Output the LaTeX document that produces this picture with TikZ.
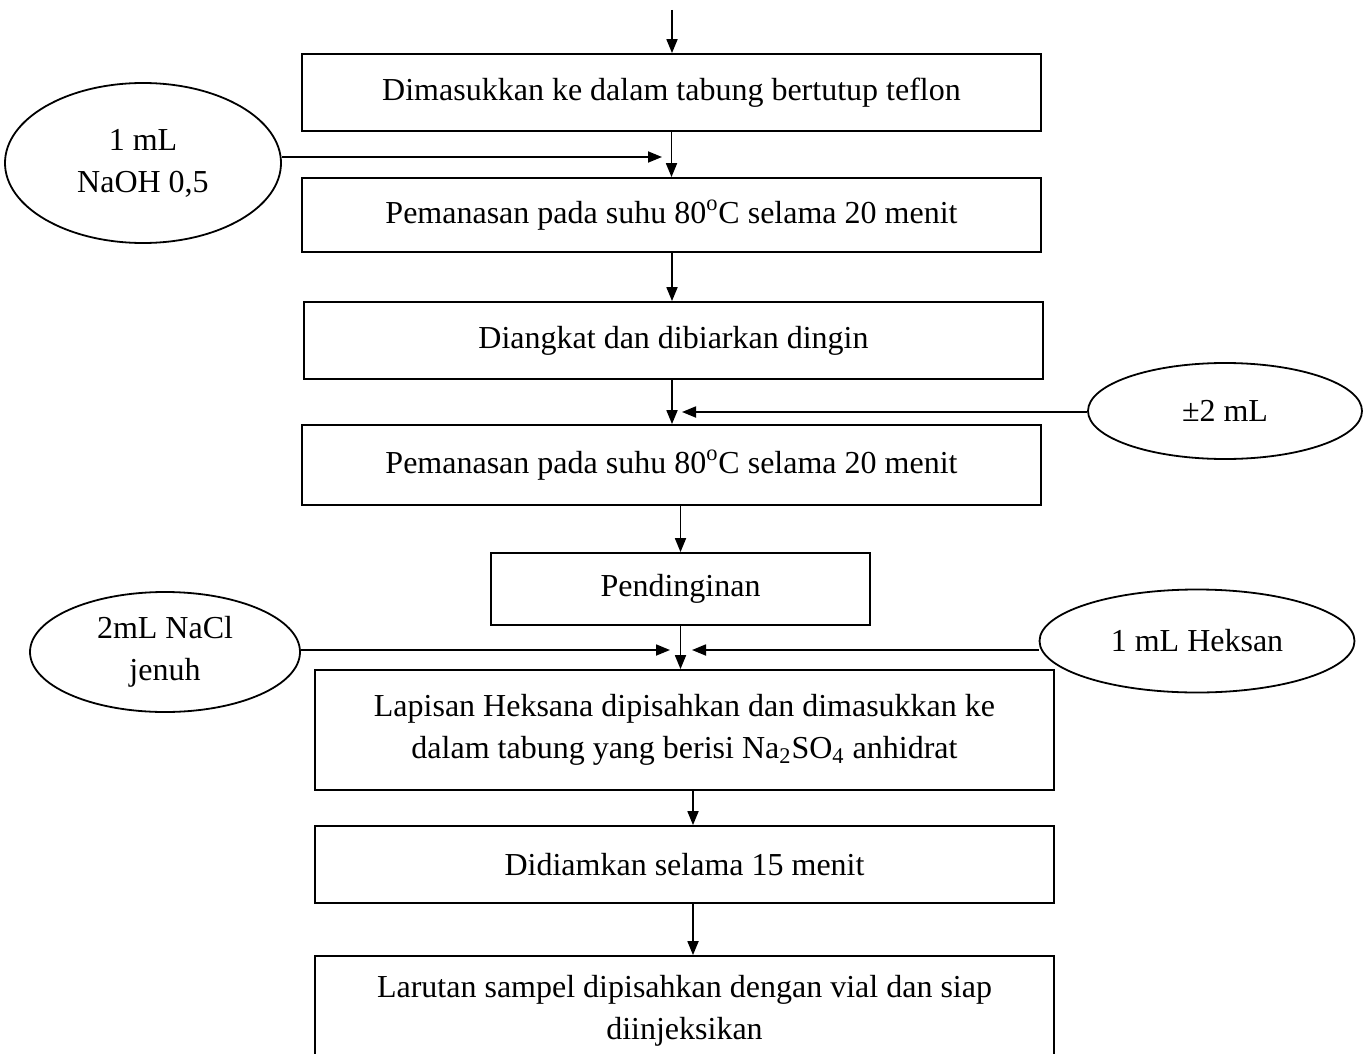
\documentclass[tikz,border=0pt]{standalone}
\usepackage{fontspec}
\setmainfont{Liberation Serif}
\usetikzlibrary{shapes.geometric,arrows.meta}
\begin{document}
\begin{tikzpicture}[x=0.5pt, y=-0.5pt, font=\fontsize{16}{21}\selectfont, line width=0.9pt, >={Triangle[length=7pt,width=5.5pt]},
		proses/.style={draw, rectangle, align=center, inner sep=0pt, minimum width=369.5pt},
		bahan/.style={draw, ellipse, align=center, inner sep=0pt}]
	\useasboundingbox (0,0) rectangle (1365,1054);
	\clip (0,0) rectangle (1365,1054);
	%kotak proses
	\node[proses, minimum height=38.5pt] (b1) at (671.5,92.5) {Dimasukkan ke dalam tabung bertutup teflon};
	\node[proses, minimum height=37pt] (b2) at (671.5,215) {Pemanasan pada suhu 80\textsuperscript{o}C selama 20 menit};
	\node[proses, minimum height=38.5pt] (b3) at (673.5,340.5) {Diangkat dan dibiarkan dingin};
	\node[proses, minimum height=40pt] (b4) at (671.5,465) {Pemanasan pada suhu 80\textsuperscript{o}C selama 20 menit};
	\node[proses, minimum width=189.5pt, minimum height=36pt] (b5) at (680.5,589) {Pendinginan};
	\node[proses, minimum height=60pt] (b6) at (684.5,730) {Lapisan Heksana dipisahkan dan dimasukkan ke\\ dalam tabung yang berisi Na\textsubscript{2}SO\textsubscript{4} anhidrat};
	\node[proses, minimum height=38.5pt] (b7) at (684.5,864.5) {Didiamkan selama 15 menit};
	\node[proses, minimum height=55pt] (b8) at (684.5,1011) {Larutan sampel dipisahkan dengan vial dan siap\\ diinjeksikan};
	%bahan tambahan
	\node[bahan, minimum width=138pt, minimum height=80pt] (e1) at (143,163) {1 mL\\ NaOH 0,5};
	\node[bahan, minimum width=137pt, minimum height=48pt] (e2) at (1225,411) {±2 mL};
	\node[bahan, minimum width=135pt, minimum height=60pt] (e3) at (165,652) {2mL NaCl\\ jenuh};
	\node[bahan, minimum width=157.5pt, minimum height=51.5pt] (e4) at (1197,641) {1 mL Heksan};
	\coordinate (mulai) at (672,10);
	\coordinate (t1) at (662,157); \coordinate (t2) at (682,412);
	\coordinate (t3) at (670,650); \coordinate (t4) at (692,650);
	%alur utama
	\draw[->] (mulai)--(mulai |- b1.north);
	\draw[->] (b1)--(b2);
	\draw[->] (b2.south -| mulai)--(mulai |- b3.north);
	\draw[->] (b3.south -| mulai)--(mulai |- b4.north);
	\draw[->] (b4.south -| b5)--(b5.north);
	\draw[->] (b5.south)--(b5.south |- b6.north);
	\draw[->] ([xshift=4.25pt]b6.south)--([xshift=4.25pt]b7.north);
	\draw[->] ([xshift=4.25pt]b7.south)--([xshift=4.25pt]b8.north);
	%masukan samping
	\draw[->] (e1.east |- t1)--(t1);
	\draw[->] (e2.west |- t2)--(t2);
	\draw[->] (e3.east |- t3)--(t3);
	\draw[->] (e4.west |- t4)--(t4);
\end{tikzpicture}
\end{document}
-=-=-
Requirement.
The data above needs to be retyped exactly, with the images left out.

Written solution.
Output the LaTeX document that produces this picture with TikZ.
\documentclass[tikz,border=0pt]{standalone}
\usepackage{fontspec}
\setmainfont{Liberation Serif}
\usetikzlibrary{shapes.geometric,arrows.meta}
\begin{document}
\begin{tikzpicture}[x=0.5pt, y=-0.5pt, font=\fontsize{16}{21}\selectfont, line width=0.9pt, >={Triangle[length=7pt,width=5.5pt]},
		proses/.style={draw, rectangle, align=center, inner sep=0pt, minimum width=369.5pt},
		bahan/.style={draw, ellipse, align=center, inner sep=0pt}]
	\useasboundingbox (0,0) rectangle (1365,1054);
	\clip (0,0) rectangle (1365,1054);
	%kotak proses
	\node[proses, minimum height=38.5pt] (b1) at (671.5,92.5) {Dimasukkan ke dalam tabung bertutup teflon};
	\node[proses, minimum height=37pt] (b2) at (671.5,215) {Pemanasan pada suhu 80\textsuperscript{o}C selama 20 menit};
	\node[proses, minimum height=38.5pt] (b3) at (673.5,340.5) {Diangkat dan dibiarkan dingin};
	\node[proses, minimum height=40pt] (b4) at (671.5,465) {Pemanasan pada suhu 80\textsuperscript{o}C selama 20 menit};
	\node[proses, minimum width=189.5pt, minimum height=36pt] (b5) at (680.5,589) {Pendinginan};
	\node[proses, minimum height=60pt] (b6) at (684.5,730) {Lapisan Heksana dipisahkan dan dimasukkan ke\\ dalam tabung yang berisi Na\textsubscript{2}SO\textsubscript{4} anhidrat};
	\node[proses, minimum height=38.5pt] (b7) at (684.5,864.5) {Didiamkan selama 15 menit};
	\node[proses, minimum height=55pt] (b8) at (684.5,1011) {Larutan sampel dipisahkan dengan vial dan siap\\ diinjeksikan};
	%bahan tambahan
	\node[bahan, minimum width=138pt, minimum height=80pt] (e1) at (143,163) {1 mL\\ NaOH 0,5};
	\node[bahan, minimum width=137pt, minimum height=48pt] (e2) at (1225,411) {±2 mL};
	\node[bahan, minimum width=135pt, minimum height=60pt] (e3) at (165,652) {2mL NaCl\\ jenuh};
	\node[bahan, minimum width=157.5pt, minimum height=51.5pt] (e4) at (1197,641) {1 mL Heksan};
	\coordinate (mulai) at (672,10);
	\coordinate (t1) at (662,157); \coordinate (t2) at (682,412);
	\coordinate (t3) at (670,650); \coordinate (t4) at (692,650);
	%alur utama
	\draw[->] (mulai)--(mulai |- b1.north);
	\draw[->] (b1)--(b2);
	\draw[->] (b2.south -| mulai)--(mulai |- b3.north);
	\draw[->] (b3.south -| mulai)--(mulai |- b4.north);
	\draw[->] (b4.south -| b5)--(b5.north);
	\draw[->] (b5.south)--(b5.south |- b6.north);
	\draw[->] ([xshift=4.25pt]b6.south)--([xshift=4.25pt]b7.north);
	\draw[->] ([xshift=4.25pt]b7.south)--([xshift=4.25pt]b8.north);
	%masukan samping
	\draw[->] (e1.east |- t1)--(t1);
	\draw[->] (e2.west |- t2)--(t2);
	\draw[->] (e3.east |- t3)--(t3);
	\draw[->] (e4.west |- t4)--(t4);
\end{tikzpicture}
\end{document}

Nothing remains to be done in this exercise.